I am writing from Toronto, Canada. I am a member of St. Patrick’s Gregorian Schola, started 5 years ago by a very Catholic and gifted young musician, Surinder Mundra.
It has been and is a blessing to us choir members who not only sing with one voice but are united in charity and humility as we strive for holiness.
People both young and old who have not stepped into a church for many years now come. They tell us that the Gregorian chants have brought them back. The reverence and respect shown for Holy Mass and the Holy Eucharist in our singing has been noticed.
We do not take credit for any of this. We are grateful that God in His great mercy has used us as instruments to bring about conversions and attract non Catholics and non Christians to join our choir.
As I too have experienced, people of all ages are tired of the irreverence, applause and casualness with which Holy Mass is celebrated. They tell us if they wanted popular, pop, rock, country music they do not have to come to church. Guitars, drums, bands and Brittany Spears type of voices are not suitable for the Divine Liturgy in the Catholic Church. Singing for Holy Mass is not a talent show or a performance.
Singing for Holy Mass is a sacred duty for choristers to draw themselves and the faithful to God. It is to be approached with utmost humility, reverence and hard work. Through the great mercy of God, we seek only the honour and glory of God in this supreme act of adoration and Praise.
More churches should go back to the true worship of God by their reverence, respect and the understanding of the reality of what THE HOLY SACRIFICE OF THE MASS is.

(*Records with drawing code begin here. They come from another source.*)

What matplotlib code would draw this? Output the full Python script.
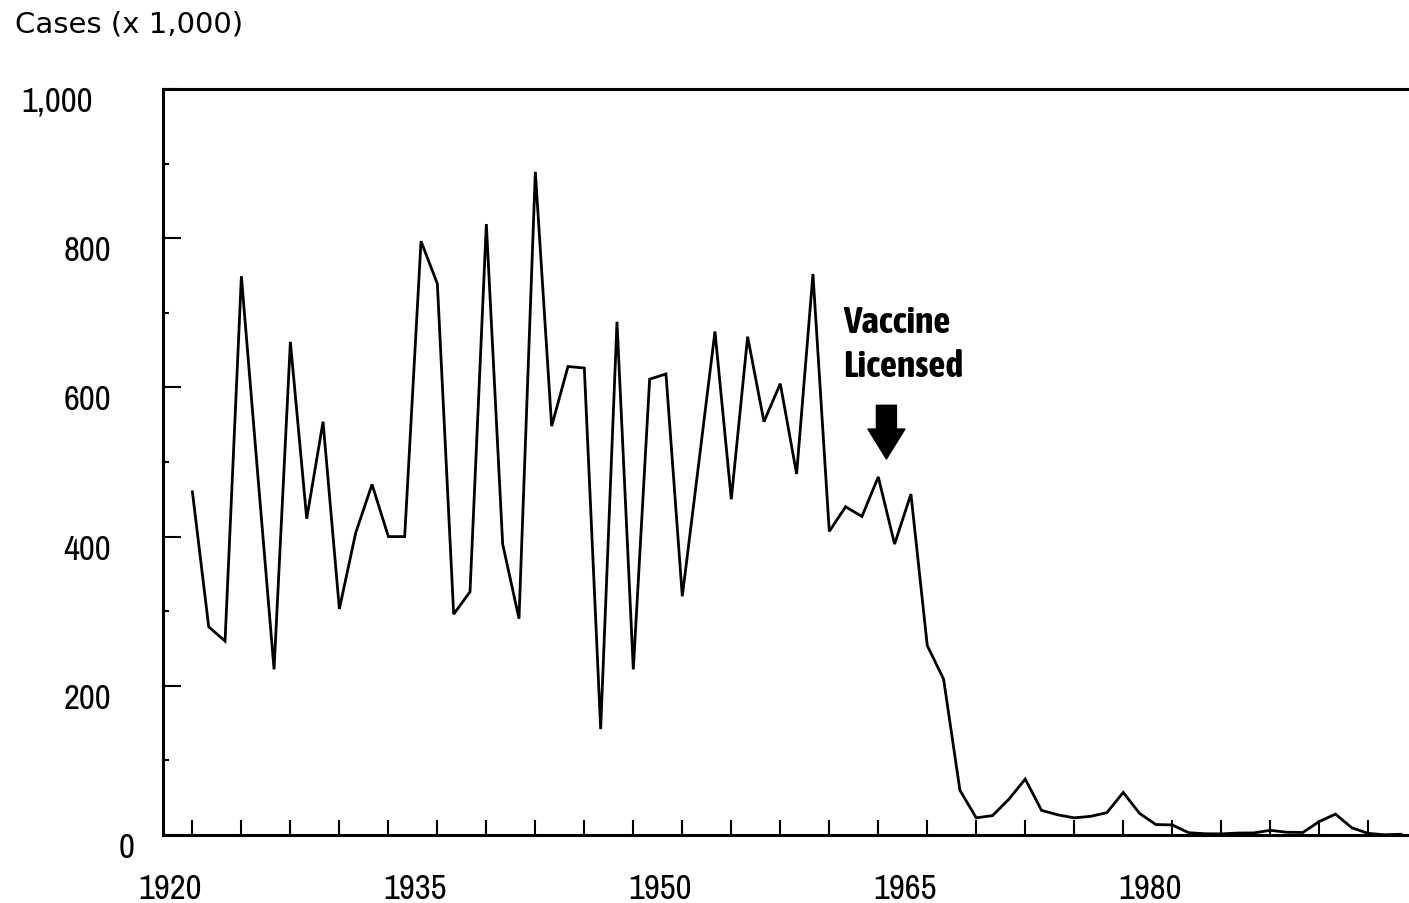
import matplotlib
matplotlib.use('Agg')
import matplotlib.pyplot as plt
from matplotlib import font_manager as fm
import numpy as np

# reported measles cases, thousands
years = list(range(1920, 1995))
cases = [460, 279, 260, 749, 484, 222, 661, 424, 554, 303,
         405, 470, 400, 400, 796, 739, 296, 326, 819, 390,
         290, 889, 548, 628, 626, 142, 688, 222, 611, 618,
         320, 497, 675, 450, 668, 554, 605, 484, 752, 407,
         440, 427, 480, 390, 457, 254, 209, 60, 23, 26,
         48, 75, 33, 27, 23, 25, 30, 57, 29, 14,
         13.5, 3.1, 1.7, 1.5, 2.6, 2.8, 6.3, 3.7, 3.4, 18,
         28, 9.6, 2.2, 0.3, 1.0]

ytick_vals = [0, 200, 400, 600, 800, 1000]
ytick_labels = ['0', '200', '400', '600', '800', '1,000']
xlabel_years = [1920, 1935, 1950, 1965, 1980]
vaccine_year = 1962.5
vaccine_label = 'Vaccine\nLicensed'

# the scanned labels are not lined up evenly, nudge a couple of them
ylabel_dx = {'1,000': -70, '0': -28}


def narrow_font(bold):
    found = []
    for f in fm.fontManager.ttflist:
        if f.style != 'normal':
            continue
        if ('Narrow' in f.name or 'Condensed' in f.name
                or f.stretch in ('condensed', 'semi-condensed', 'extra-condensed')):
            w = f.weight if isinstance(f.weight, int) else (700 if f.weight == 'bold' else 400)
            found.append((abs(w - (700 if bold else 400)), f.name, f.fname))
    found.sort()
    return found[0][2] if found else None


narrow = narrow_font(False)
narrow_b = narrow_font(True)
if narrow:
    tick_fp = fm.FontProperties(fname=narrow, size=25)
else:
    tick_fp = fm.FontProperties(family='DejaVu Sans', size=18)
if narrow_b:
    note_fp = fm.FontProperties(fname=narrow_b, size=27)
else:
    note_fp = fm.FontProperties(family='DejaVu Sans', weight='bold', size=19)

fig = plt.figure(figsize=(14.09, 9.04), dpi=100)
ax = fig.add_axes([163 / 1409, 68 / 904, 1 - 163 / 1409, 746 / 904])

ax.plot(years, cases, color='black', lw=2.0, solid_joinstyle='miter')

ax.set_xlim(1918.2, 1994.5)
ax.set_ylim(0, 1000)

for side in ['left', 'bottom', 'top']:
    ax.spines[side].set_linewidth(2.2)
ax.spines['right'].set_visible(False)

ax.set_yticks(ytick_vals)
ax.set_yticks([100, 300, 500, 700, 900], minor=True)
ax.set_xticks(np.arange(1920, 1994, 3))
ax.set_xticklabels([])
ax.set_yticklabels([])
ax.tick_params(axis='y', which='major', direction='in', length=13, width=1.5)
ax.tick_params(axis='y', which='minor', direction='in', length=4.5, width=1.5)
ax.tick_params(axis='x', which='major', direction='in', length=11, width=1.5)

# tick labels sit a bit off the ticks in the original
for v, lab in zip(ytick_vals, ytick_labels):
    ax.annotate(lab, xy=(0, v), xycoords=('axes fraction', 'data'),
                xytext=(ylabel_dx.get(lab, -52), -12), textcoords='offset pixels',
                ha='right', va='center', fontproperties=tick_fp)
for yr in xlabel_years:
    ax.annotate(str(yr), xy=(yr, 0), xycoords=('data', 'axes fraction'),
                xytext=(-22, -53), textcoords='offset pixels',
                ha='center', va='center', fontproperties=tick_fp)

fig.text(15 / 1409, 1 - 11 / 904, 'Cases (x 1,000)', ha='left', va='top',
         fontsize=21, family='DejaVu Sans')

ax.text(1959.85, 712, vaccine_label, ha='left', va='top',
        fontproperties=note_fp, linespacing=1.3)
ax.annotate('', xy=(vaccine_year, 504), xytext=(vaccine_year, 576),
            arrowprops=dict(arrowstyle='simple,head_width=1.85,head_length=1.5,tail_width=1.0',
                            mutation_scale=14.4, fc='black', ec='black',
                            shrinkA=0, shrinkB=0))

fig.savefig('out.png', dpi=100)
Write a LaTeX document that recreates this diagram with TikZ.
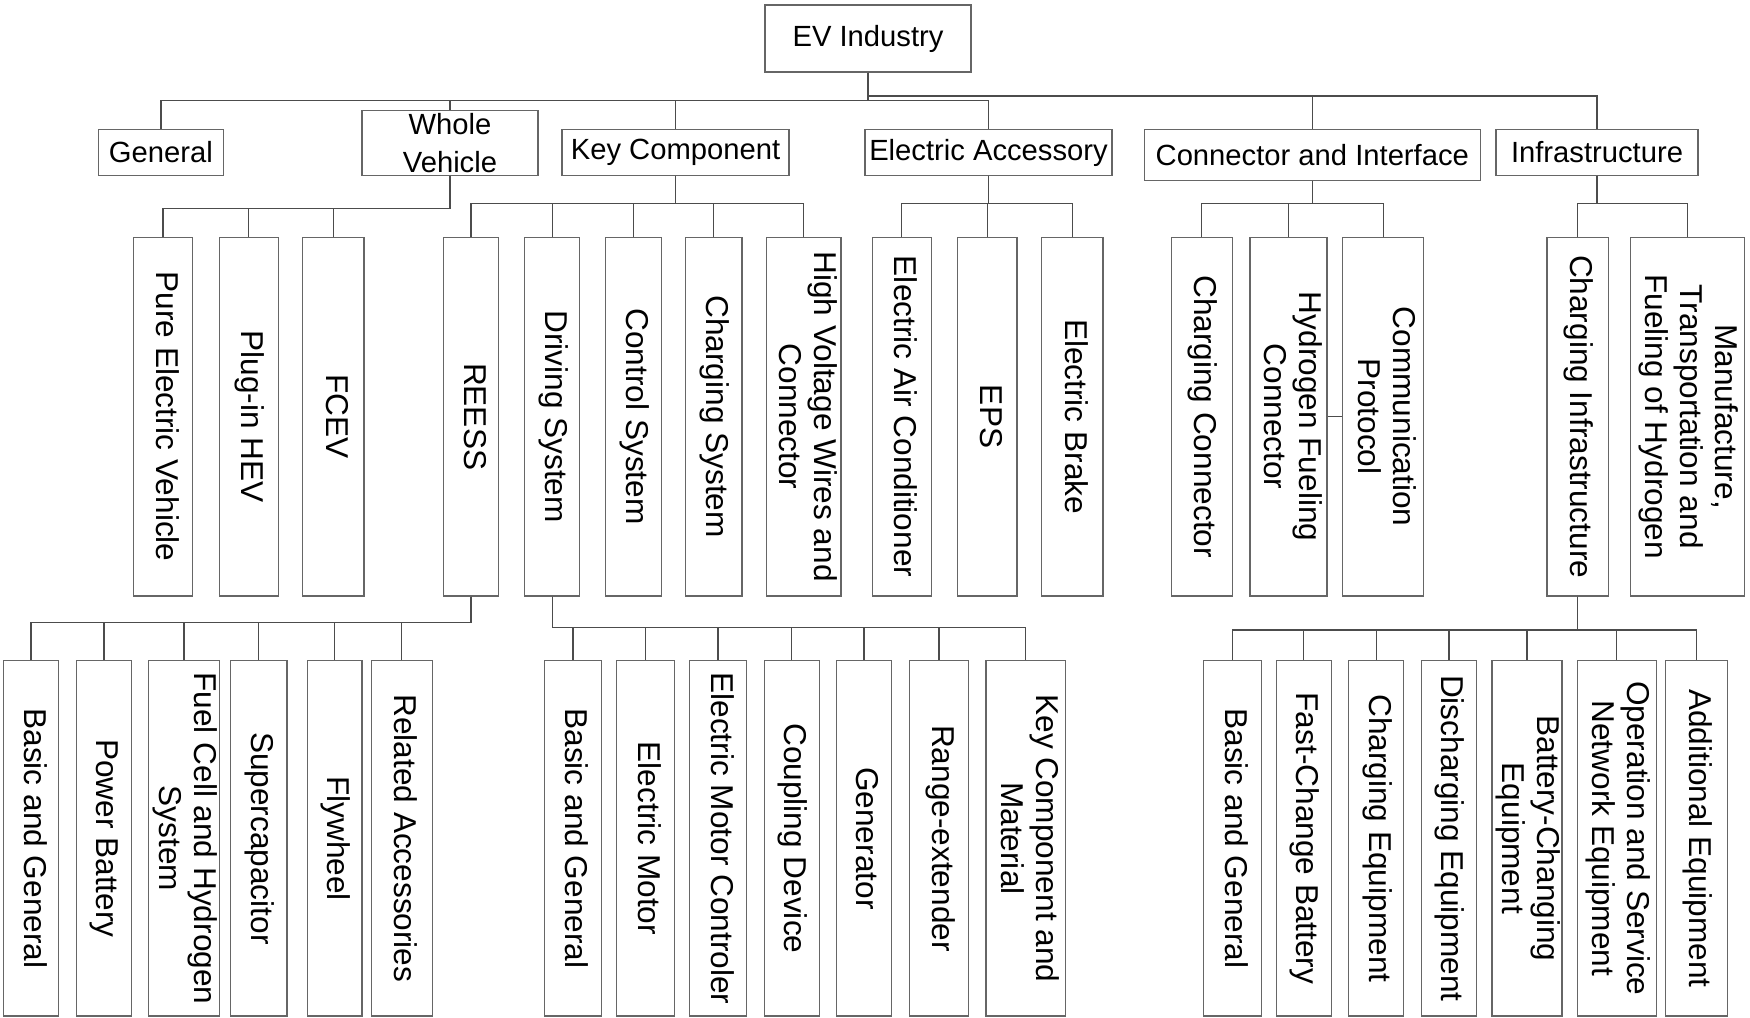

Celine, “They tell us if they wanted popular, pop, rock, country music they do not have to come to church.” I’m sure they do. Perhaps they mean, “If somenoe can’t accept such a restriction, they should go away.” If so, that would speak volumes about the absolutists in this argument as such an attitude is against the magisterium. Rock music might not help you revere or express serious devotion but others state that it does, whether you respect that experience or not.